I won't be surprised if, in the event that we develop inferno gel, it gets used on biomonsters. I just don't expect it to be a "killer app" weapon that shuts them down as a threat significantly better than, say, large caliber SAPHE rounds for railguns designed to be carried by Zone Armor. Because that kind of incendiary mix has disadvantages, which is a big part of why even Nod doesn't use it
primarily.
i think there's a tendency among the people with a lot of gaming experience to think "inferno gel is fire, fire damage is best against squishy organic 'meat' opponents, biomonsters are basically just big 'meat' opponents, all squishy-like, so the gel will work on them." But this game seems to run on a more simulationist perspective.
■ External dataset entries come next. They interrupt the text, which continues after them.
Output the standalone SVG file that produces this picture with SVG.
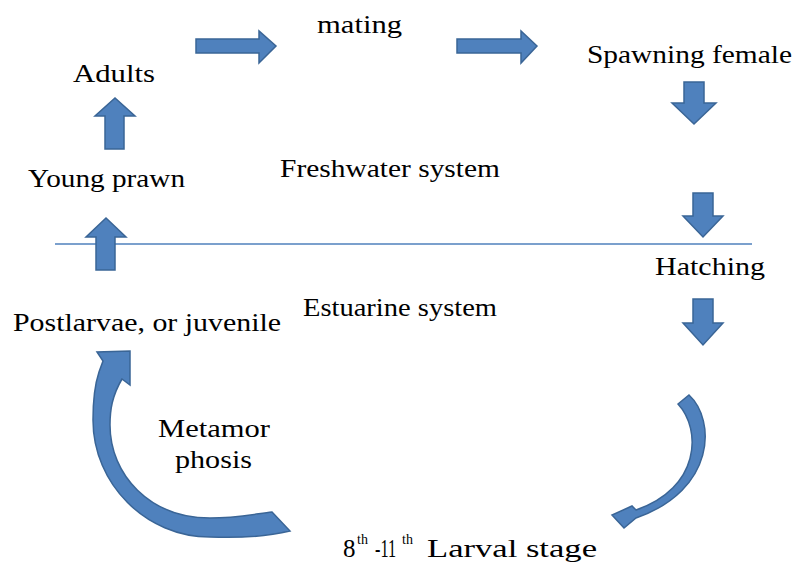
<svg xmlns="http://www.w3.org/2000/svg" width="798" height="569" viewBox="0 0 798 569">
<style>
.a{fill:#4F81BD;stroke:#3A6596;stroke-width:1.5;stroke-linejoin:miter}
</style>
<rect width="798" height="569" fill="#fff"/>
<g id="divider"><line x1="55" y1="244" x2="752" y2="244" stroke="#4F81BD" stroke-width="1.5"/></g>
<g id="connectors">
<path class="a" d="M196 39 H259 V31 L276 46 L259 63 V53 H196 Z"/>
<path class="a" d="M457 39 H521 V31 L537 46 L521 63 V53 H457 Z"/>
<path class="a" d="M684 82 H704 V103 H716 L694 124 L672 103 H684 Z"/>
<path class="a" d="M693 193 H713 V216 H723 L703 237 L683 216 H693 Z"/>
<path class="a" d="M693 299 H713 V323 H723 L703 345 L683 323 H693 Z"/>
<path class="a" d="M105 149 V116 H95 L115 98 L135 116 H124 V149 Z"/>
<path class="a" d="M96 270 V237 H86 L106 218 L126 237 H115 V270 Z"/>
<path class="a" d="M678 404 L689 395 C716 420 716 490 636 518 L624 528 L612 515 L632 506 L636 510 C700 488 702 430 678 404 Z"/>
<path class="a" d="M272 512 L290 531 C265 537 235 538 210 537 C146 537 93 484 93 420 C93 398 95 384 99 372 L103 361 L97 352 L130 351 L130 385 L122 379 C112 396 110 410 110 425 C110 475 150 518 210 518 C235 518 255 514 272 512 Z"/>
</g>
<g font-family="Liberation Serif, DejaVu Serif, serif" font-size="25" fill="#000">
<g id="mating"><text x="317" y="33" textLength="85" lengthAdjust="spacingAndGlyphs">mating</text></g>
<g id="adults"><text x="73" y="82" textLength="82" lengthAdjust="spacingAndGlyphs">Adults</text></g>
<g id="spawning"><text x="587" y="63" textLength="205" lengthAdjust="spacingAndGlyphs">Spawning female</text></g>
<g id="young"><text x="28" y="187" textLength="157" lengthAdjust="spacingAndGlyphs">Young prawn</text></g>
<g id="freshwater"><text x="280" y="177" textLength="220" lengthAdjust="spacingAndGlyphs">Freshwater system</text></g>
<g id="hatching"><text x="655" y="275" textLength="110" lengthAdjust="spacingAndGlyphs">Hatching</text></g>
<g id="estuarine"><text x="303" y="316" textLength="194" lengthAdjust="spacingAndGlyphs">Estuarine system</text></g>
<g id="postlarvae"><text x="13" y="331" textLength="268" lengthAdjust="spacingAndGlyphs">Postlarvae, or juvenile</text></g>
<g id="metamorphosis"><text x="158" y="437" textLength="112" lengthAdjust="spacingAndGlyphs">Metamor</text><text x="175" y="468" textLength="77" lengthAdjust="spacingAndGlyphs">phosis</text></g>
<g id="larval"><text x="343" y="557">8<tspan x="357" y="544" font-size="14">th</tspan><tspan x="375" y="557" textLength="21" lengthAdjust="spacingAndGlyphs">-11</tspan><tspan x="402" y="544" font-size="14">th</tspan><tspan x="427" y="557" textLength="170" lengthAdjust="spacingAndGlyphs">Larval stage</tspan></text></g>
</g>
</svg>
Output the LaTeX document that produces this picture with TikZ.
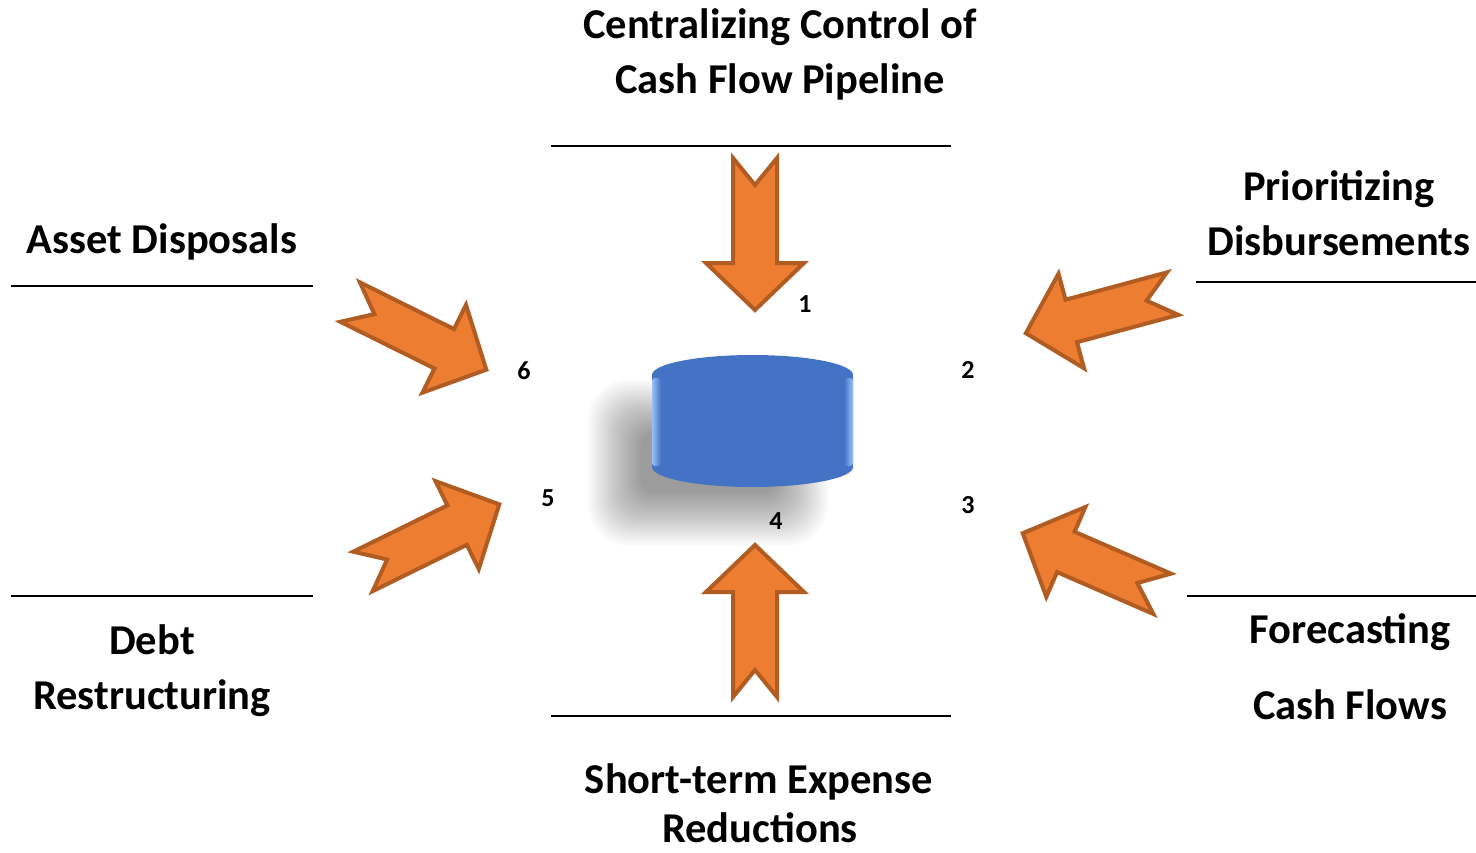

And it's not obvious that a splatter of incendiary will stop a heavily engineered cyborg animal whose skin is almost certainly totally deadened to pain and also guarded by armor, when multiple railgun hits won't.
Not clear on why Chicago has gotten the love compared with other things, but I'm not unhappy to get that finalised, and don't want to pester people for something they no doubt explained 50 pages ago (like, wow the discussion here moves fast).
The biggest reasons for me, at least, are:
1) Because it's +6 Capital Goods for 550 Progress, which isn't great but is
pretty good by the standards of anything that isn't a Heavy Industry megaproject and we can't afford to do any of those right now anyway.
2) Because we've committed to finishing it now as a Plan commitment, and getting 500-650 or so points of the project out of the way now means we have more room to do other things later.
3) It's also a civilian production center, and a sizeable one, which helps a lot.